Au fil du temps les réalisateurs ont appris à éviter au maximum de se retrouver dans les cas critiques, et les spectateurs à tolérer les imperfections (roues de véhicules tournant en sens inverse de la marche, par exemple). A noter que l'oeil humain lui-même n'est pas capable de traiter le mouvement au delà d'une certaine vitesse, encore faudrait-il que la dégradation obtenue au cinéma soit la même que celle que l'on percevrait en situation réelle, ce qui n'est pas toujours le cas (les roues trop rapides devraient donner une sensation de flou, par exemple).
Autre défaut: la durée assez longue de l'exposition d'une image, alors que la théorie prévoit des échantillons instantanés. C'est vrai pour toute application pratique de la théorie, puisque pendant un temps nul le signal ne fournit qu'une énergie nulle, ce qui ne permet pas de faire une mesure. On sait cependant qu'une durée non nulle est équivalente à un filtrage du signal par une courbe en sinus cardinal dans le domaine fréquentiel. En numérique on peut en principe le compenser (mais pas en argentique). Un filtrage identique est introduit par le bloqueur d'ordre zéro, là aussi en principle compensable dans le domaine numérique.
Il manque également un filtre passe bas (temporel) après le projecteur. La lenteur du SVH peut jouer un rôle dans ce sens mais cela reste imparfait (par contre la réponse en sinus cardinal du bloqueur aide à éliminer les hautes fréquences résiduelles de l'échantillonnage).
On voit donc qu'il y a encore une belle marge de progression pour améliorer la qualité : un axe possible est l'augmentation de la cadence d'image.

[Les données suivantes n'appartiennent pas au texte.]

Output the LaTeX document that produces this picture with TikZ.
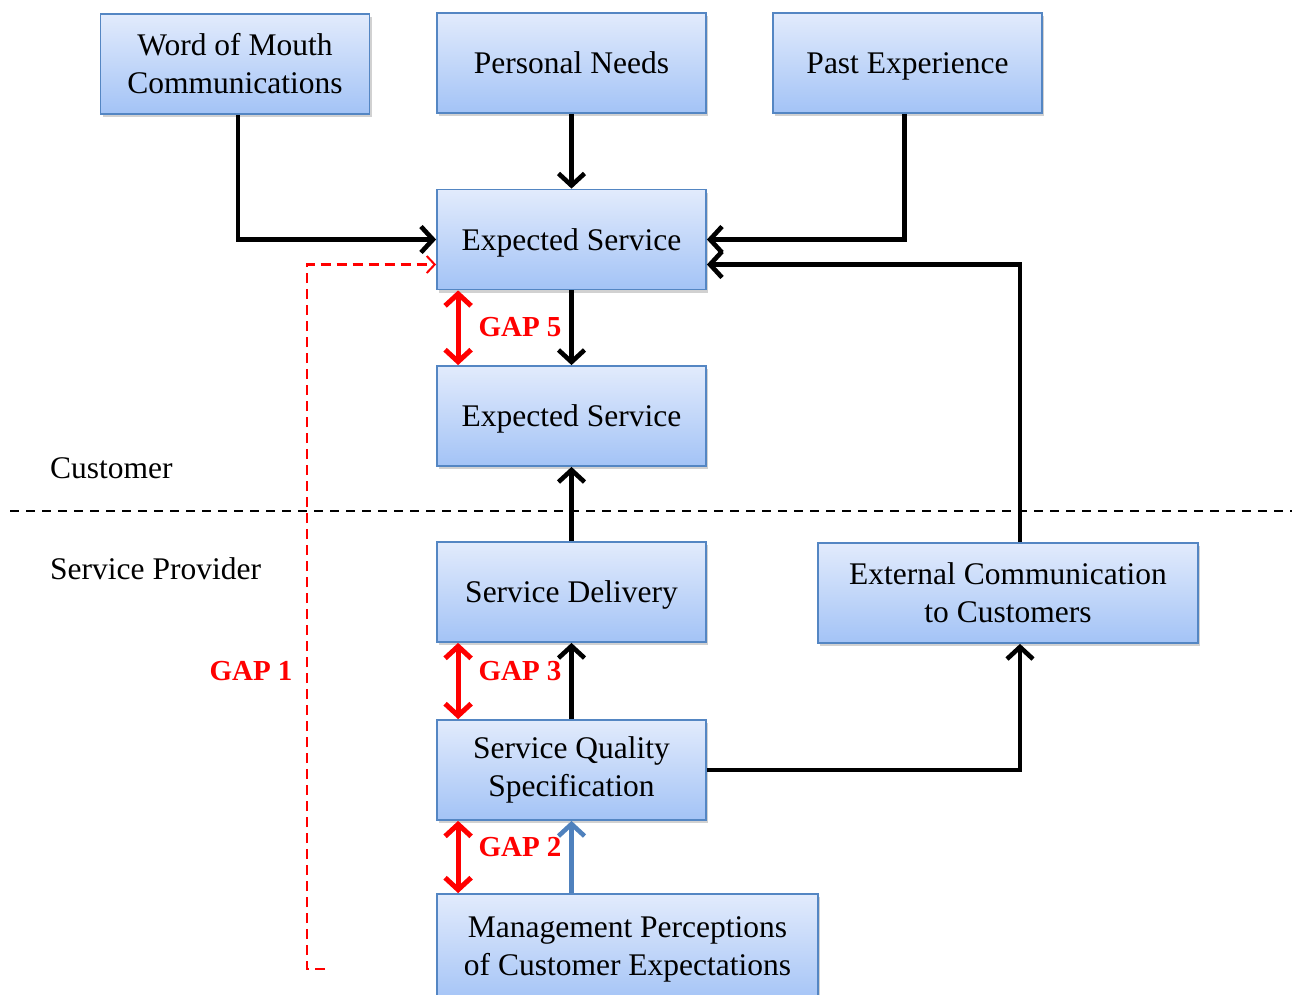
\documentclass[tikz,border=0pt]{standalone}
\usepackage{fontspec}
\setmainfont{Liberation Serif}
\usetikzlibrary{arrows.meta,shadows,calc}
\definecolor{boxtop}{RGB}{226,235,252}
\definecolor{boxbot}{RGB}{163,195,246}
\definecolor{boxline}{RGB}{84,134,195}
\definecolor{mgmtblue}{RGB}{79,129,189}
\begin{document}
\begin{tikzpicture}[x=1pt,y=-1pt,
  box/.style={draw=boxline, line width=1.8pt, top color=boxtop, bottom color=boxbot,
    minimum width=269pt, minimum height=100pt, align=center, inner sep=0pt,
    font=\fontsize{31.5}{38}\selectfont,
    drop shadow={shadow xshift=2pt, shadow yshift=-3pt, opacity=0.3, fill=black!60}},
  onebox/.style={box, text depth=0pt},
  conn/.style={line width=4.6pt, -{Straight Barb[length=12pt,width=26pt,line width=4.6pt]}},
  gaparrow/.style={red, line width=5pt, {Straight Barb[length=12pt,width=26pt,line width=5pt]}-{Straight Barb[length=12pt,width=26pt,line width=5pt]}},
  gaplabel/.style={text=red, font=\bfseries\fontsize{29}{34}\selectfont, inner sep=0pt},
  sidelabel/.style={anchor=west, inner sep=0pt, font=\fontsize{31.5}{38}\selectfont},
  reddash/.style={red, line width=2.3pt, dash pattern=on 10pt off 6pt, -{Straight Barb[length=8pt,width=17pt,line width=2pt]}}
]
\clip (0,0) rectangle (1295,994);
\useasboundingbox (0,0) rectangle (1295,994);

% boxes
\node[box] (wom) at (235,64) {Word of Mouth\\Communications};
\node[onebox] (pn) at (571.5,63) {Personal Needs};
\node[onebox] (pe) at (907.5,63) {Past Experience};
\node[onebox] (es1) at (571.5,239.5) {Expected Service};
\node[onebox] (es2) at (571.5,416) {Expected Service};
\node[onebox] (sd) at (571.5,592) {Service Delivery};
\node[box, minimum width=380pt] (ext) at (1008,593) {External Communication\\to Customers};
\node[box] (sqs) at (571.5,770) {Service Quality\\Specification};
\node[box, minimum width=381pt, minimum height=110pt] (mgmt) at (627.5,949) {Management Perceptions\\of Customer Expectations};

% side labels
\node[sidelabel] (cust) at (50,468) {Customer};
\node[sidelabel] (prov) at (50,569) {Service Provider};
\coordinate (dl) at (10,511);
\coordinate (dr) at (1292,511);
\draw[line width=2.4pt, dash pattern=on 9pt off 7pt] (dl) -- (dr);

% connectors
\draw[conn] ($(wom.south)+(3,0)$) |- (es1.west);
\draw[conn] (pn.south) -- (es1.north);
\draw[conn] ($(pe.south)+(-3,0)$) |- (es1.east);
\draw[conn] ($(ext.north)+(12,0)$) |- ($(es1.east)+(0,25)$);
\draw[conn] (es1.south) -- (es2.north);
\draw[conn] (sd.north) -- (es2.south);
\draw[conn] (sqs.north) -- (sd.south);
\draw[conn] (sqs.east) -| ($(ext.south)+(12,0)$);
\draw[conn, draw=mgmtblue] (sqs.south |- mgmt.north) -- (sqs.south);

% gap arrows
\draw[gaparrow] ($(es1.south west)+(22,0)$) -- ($(es2.north west)+(22,0)$);
\draw[gaparrow] ($(sd.south west)+(22,0)$) -- ($(sqs.north west)+(22,0)$);
\draw[gaparrow] ($(sqs.south west)+(22,0)$) -- ($(mgmt.north west)+(22,0)$);
\node[gaplabel] (g5) at (520,327) {GAP 5};
\node[gaplabel] (g3) at (520,671) {GAP 3};
\node[gaplabel] (g2) at (520,847) {GAP 2};
\node[gaplabel] (g1) at (251,671) {GAP 1};

% gap 1 dashed
\coordinate (g1start) at (325,969);
\coordinate (g1corner) at (307,969);
\draw[reddash] (g1start) -- (g1corner) |- ($(es1.west)+(0,25)$);
\end{tikzpicture}
\end{document}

Edison préconisait initialement le 48 i/s : il avait anticipé le "Hobbit" de Peter Jackson . Certains envisagent jusqu'à 300 i/s, mais encore faut-il que la sensibilité des capteurs suive, car cela fait moins de lumière disponible pour chaque image.
Il semblerait toutefois que la persistence rétinienne retrouve un rôle plus important avec les projecteurs DLP, car la luminosité d'un point est obtenue par une modulation de largeur d'impulsion que l'oeil doit intégrer sur une certaine durée.